DALLAS — Jack Bestwick can still hear the ball whizzing past him, even though it's been almost 50 years to the day.
Bestwick, an assistant coach on the 1962 Back Mountain Little League team, remembers the feeling as vividly today as he did when the play happened right before his eyes.
"My heart sank," he said. "We were winning the game 1-0, but it was pretty tight. There were runners on first and second with two outs. This guy just hit a hard shot. I was standing in the dugout, and the ball flew past me. I thought that was it. But our shortstop that game, I believe it was Charlie Kern, reached his glove out and grabbed it. It was such an amazing play."
The stories and memories are alive and well within the group, which captured district, sectional and state honors 50 years ago.
"A lot of people probably don't even realize that we won a title. Most probably don't realize that we were one game away from the World Series," Mel Morris said. "We are kind of flying under the radar, but we had a pretty special team with two pretty good pitchers."
To this day, the '62 squad is the only team in District 16 history to win a state championship, reaching what was then called the Eastern Championship in Boston.
There, they defeated a team from the home state, Newton Little League, 6-1, before losing in the Eastern Region final to Pittman, N.J., 4-1. Pittman's Dave Chew tossed a three-hitter with 11 strikeouts in the victory. New Jersey finished third at the World Series, while San Jose, Calif. won the title, 3-0, over Kankakee, Ill.
"That was a pretty amazing experience in itself," Ken Jones said, "just looking at all the historical sites in Boston. It was pretty impressive."
In all, the team finished the all-star season 10-1 and rode the arms of Kern and Ed Dubil – who allowed just 24 hits and 14 runs in 11 games. The strikeout total was even more impressive, with the fearsome duo combining for 115.
"There was no question that we had some pretty good talent, and a team that could hit the ball," Jones said. "But we also had two great pitchers, and probably two of the best pitchers in the state. It was a team effort, and we all had a big impact during the all-star season in some way.
"But make no mistake about it. Charlie and Eddie were a big part of it. Charlie was a big part of my life. We played teeners together, and also had great high school careers at Lake-Lehman. I think we won something like eight or nine titles together, and Charlie was a big part of that."
Talk with each member of the team, and the details are implanted in their minds – throughout the entire magical journey.
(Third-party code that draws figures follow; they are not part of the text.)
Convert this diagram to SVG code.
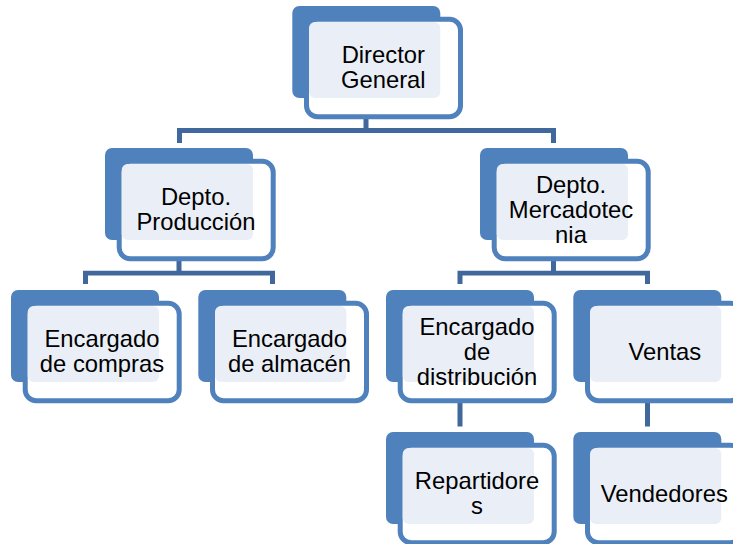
<svg xmlns="http://www.w3.org/2000/svg" width="733" height="544" viewBox="0 0 733 544">
<style>
.back{fill:#4f81bd}
.out{fill:#fff;stroke:#4f81bd;stroke-width:5}
.lite{fill:#eaeff7}
.c{fill:#41689c}
.cl{fill:#eaeff7}
text{font-family:"Liberation Sans",Arial,sans-serif;font-size:23.8px;fill:#000;text-anchor:middle}
</style>
<defs>
<g id="box">
<rect class="back" x="0" y="0" width="148" height="92" rx="7"/>
<rect class="out" x="14.2" y="13.2" width="154" height="97.5" rx="11"/>
<rect class="lite" x="16.7" y="16" width="131.3" height="76" rx="6"/>
</g>
</defs>
<g id="connectors">
<path class="c" d="M363.500 116h5v12h187.500v15h-5v-10h-369v10h-5v-15h186.500z"/>
<rect class="cl" x="363.500" y="103" width="5" height="13"/>
<path class="c" d="M176.500 258h5v12.700h93.500v13.300h-5v-8.500h-182v8.500h-5v-13.300h93.500z"/>
<rect class="cl" x="176.500" y="245" width="5" height="13"/>
<path class="c" d="M551 258h5v12.700h94v13.300h-5v-8.500h-182.500v8.500h-5v-13.300h93.500z"/>
<rect class="cl" x="551" y="245" width="5" height="13"/>
<rect class="c" x="457.500" y="400" width="5" height="26.500"/>
<rect class="cl" x="457.500" y="387" width="5" height="13"/>
<rect class="c" x="645" y="400" width="5" height="26.500"/>
<rect class="cl" x="645" y="387" width="5" height="13"/>
</g>
<g id="director"><use href="#box" x="292.300" y="6"/><text x="383.300" y="63.300">Director</text><text x="383.300" y="88">General</text></g>
<g id="produccion"><use href="#box" x="105" y="148"/><text x="196" y="205">Depto.</text><text x="196" y="230">Producción</text></g>
<g id="mercadotecnia"><use href="#box" x="480" y="148"/><text x="571" y="192.700">Depto.</text><text x="571" y="217.700">Mercadotec</text><text x="571" y="242.700">nia</text></g>
<g id="compras"><use href="#box" x="11" y="290"/><text x="102" y="347">Encargado</text><text x="102" y="372">de compras</text></g>
<g id="almacen"><use href="#box" x="198.300" y="290"/><text x="289.500" y="347">Encargado</text><text x="289.500" y="372">de almacén</text></g>
<g id="distribucion"><use href="#box" x="386" y="290"/><text x="477" y="335">Encargado</text><text x="477" y="360">de</text><text x="477" y="385">distribución</text></g>
<g id="ventas"><use href="#box" x="573.300" y="290"/><text x="664.800" y="359.500">Ventas</text></g>
<g id="repartidores"><use href="#box" x="386" y="432"/><text x="477" y="489">Repartidore</text><text x="477" y="514">s</text></g>
<g id="vendedores"><use href="#box" x="573.300" y="432"/><text x="664.300" y="501.700">Vendedores</text></g>
</svg>
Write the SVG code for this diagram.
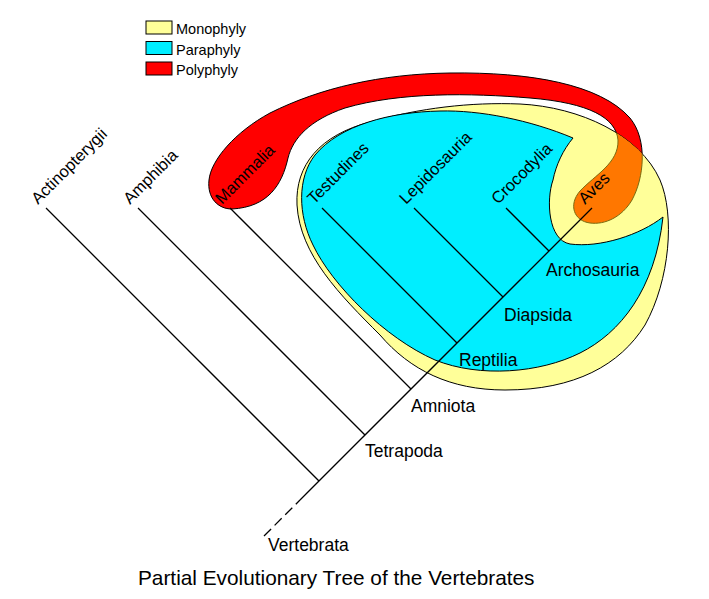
<svg xmlns="http://www.w3.org/2000/svg" width="709" height="599" viewBox="0 0 709 599">
<style>
text{font-family:"Liberation Sans",Arial,sans-serif;fill:#000}
.leaf{font-size:16.5px}
.node{font-size:17.5px}
.leg{font-size:14.5px}
.title{font-size:20.8px}
.br{stroke:#000;stroke-width:1.3;fill:none}
.sh{stroke:#000;stroke-width:1}
</style>
<defs>
<path id="yel" d="M297,205 C295,165 320,135 370,122 C420,108 470,102 520,104 C580,107 640,135 660,180 C675,215 670,280 645,325 C620,365 575,390 505,390 C450,390 410,370 380,335 C340,295 300,255 297,205 Z"/>
<path id="red" d="M232,209 C218,209 207,198 209,180 C211,160 235,132 270,113 C320,88 380,74 450,73 C530,72 600,84 630,118 C648,140 644,178 632,200 C622,217 605,225 590,223 C574,221 568,205 580,191 C595,175 619,163 618,140 C616,118 590,103 530,98 C470,93 400,92 345,108 C310,120 293,138 288,158 C282,185 268,207 232,209 Z"/>
<clipPath id="inYel"><use href="#yel"/></clipPath>
</defs>
<rect width="709" height="599" fill="#fff"/>
<g id="legend">
<g id="leg-mono"><rect x="146" y="21" width="26" height="13" fill="#FFFF99" class="sh"/><text class="leg" x="176" y="33.5">Monophyly</text></g>
<g id="leg-para"><rect x="146" y="41.5" width="26" height="13" fill="#00EEFF" class="sh"/><text class="leg" x="176" y="54.5">Paraphyly</text></g>
<g id="leg-poly"><rect x="146" y="62" width="26" height="13" fill="#FF0000" class="sh"/><text class="leg" x="176" y="75">Polyphyly</text></g>
</g>
<g id="polyphyly"><use href="#red" fill="#FF0000" class="sh"/></g>
<g id="monophyly"><use href="#yel" fill="#FFFF99" class="sh"/></g>
<g id="overlap" clip-path="url(#inYel)"><use href="#red" fill="#FF7700" stroke="#7A6A10" stroke-width="1"/></g>
<g id="paraphyly"><path class="sh" fill="#00EEFF" d="M573,138 C530,120 480,110 440,111 C390,112 340,125 315,155 C297,178 298,215 313,245 C332,285 385,338 435,360 C480,378 540,373 580,353 C620,333 655,290 663,217 C640,235 600,248 570,244 C548,240 546,200 553,180 C556,165 563,150 573,138 Z"/></g>
<g id="connectors">
<path class="br" d="M264,536 L300,500" stroke-dasharray="10 5"/>
<path class="br" d="M300,500 L592,208"/>
<path class="br" d="M319,481 L46,208"/>
<path class="br" d="M365,435 L138,208"/>
<path class="br" d="M411,389 L230,208"/>
<path class="br" d="M457,343 L322,208"/>
<path class="br" d="M503,297 L414,208"/>
<path class="br" d="M549,251 L506,208"/>
</g>
<g id="leaf-actinopterygii"><text class="leaf" transform="translate(38,205) rotate(-45)">Actinopterygii</text></g>
<g id="leaf-amphibia"><text class="leaf" transform="translate(130,205) rotate(-45)">Amphibia</text></g>
<g id="leaf-mammalia"><text class="leaf" transform="translate(222,205) rotate(-45)">Mammalia</text></g>
<g id="leaf-testudines"><text class="leaf" transform="translate(314,205) rotate(-45)">Testudines</text></g>
<g id="leaf-lepidosauria"><text class="leaf" transform="translate(406,205) rotate(-45)">Lepidosauria</text></g>
<g id="leaf-crocodylia"><text class="leaf" transform="translate(498,205) rotate(-45)">Crocodylia</text></g>
<g id="leaf-aves"><text class="leaf" transform="translate(585,205) rotate(-45)">Aves</text></g>
<g id="node-vertebrata"><text class="node" x="268" y="551">Vertebrata</text></g>
<g id="node-tetrapoda"><text class="node" x="365" y="457">Tetrapoda</text></g>
<g id="node-amniota"><text class="node" x="411" y="412">Amniota</text></g>
<g id="node-reptilia"><text class="node" x="459" y="366">Reptilia</text></g>
<g id="node-diapsida"><text class="node" x="504" y="321">Diapsida</text></g>
<g id="node-archosauria"><text class="node" x="546" y="276">Archosauria</text></g>
<text class="title" x="138" y="585">Partial Evolutionary Tree of the Vertebrates</text>
</svg>
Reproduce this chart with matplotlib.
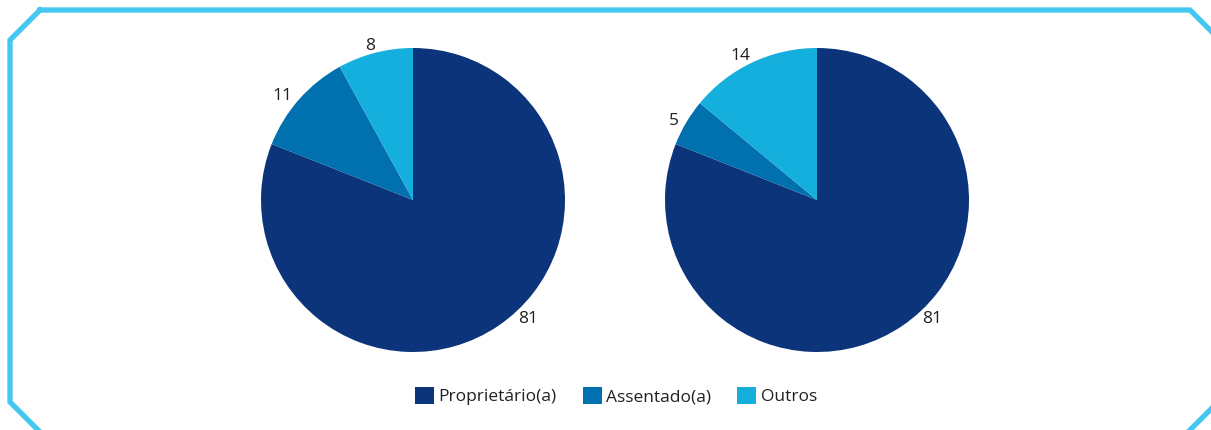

"The state championship game was a well-played game," Bestwick said. "The guy we were going against was throwing curves, and our manager told the players to wait for a strike and hit it. There was an infield single, two walks, and then, we drew a bases-loaded walk to score the run. Hardly did we know at the time that it would be the only run scored."
The person who drew the bases-loaded walk?
"It was probably one of my fondest memories of Little League," Jones said. "It was the RBI that won the state championship. Phoenixville had a powerful team, which included Andre Thornton, who had a really nice MLB career with Cleveland. And we got to know Andre pretty well during our stay in Williamsport. He was a good guy."
Jones can still remember the ride back from Williamsport with the championship in hand.
"You saw the cars lined up with about 15 fire trucks waiting for us," he said. "Those fire trucks took us through the Back Mountain and we ended up in downtown Dallas."
Kings of the Back Mountain, and still history-makers in District 16.
"It's amazing that we are still the only district team to win a state title because our area has seen its fair share of good ballplayers," Morris said. "It was definitely a different path back then because it was single elimination. One loss, and you were finished. I don't know how the talent compares, now and then, but we knew that we had a pretty nice team. With Charlie and Eddie pitching, we knew we would be in every ballgame."
"It was a team that always fought in every game," said Bestwick as the Back Mountain team won district, sectional and state title by just a single run each time. "They were a well-rounded group, but they were pretty composed for 12-year-old kids. We had a lot of kids that chipped in at important times, but we had two really good pitchers. It was a special time for us and the community. We had no-hitters, and games that went right down to the wire – even down to the last pitch. I remember Dubil hit a home run over the left-field fence and onto a porch to win one game. We had some great hits during that run."
The history remains in tact, according to Morris.
Two of the trophies, the regional and state crowns, are proudly displayed inside Dallas High School.
"They were lost for the longest time," Morris said. "We actually found them in Linda Parry's home. They were in pretty rough shape, but we were able to get them refurbished and fixed up real nice."
The memories, though, will last through time.
"It was quite an experience, I'll say that," Jones said. "It's amazing that it's been 50 years. It doesn't seem that long ago. I'll never forget the times on the baseball field with that team. We were a special team that just all gelled together. We had a great manager and great coaches. We didn't know what was about to happen.
"We just knew that we had some good 12-year-old ballplayers who loved to play. That's all that mattered to us. We loved the game."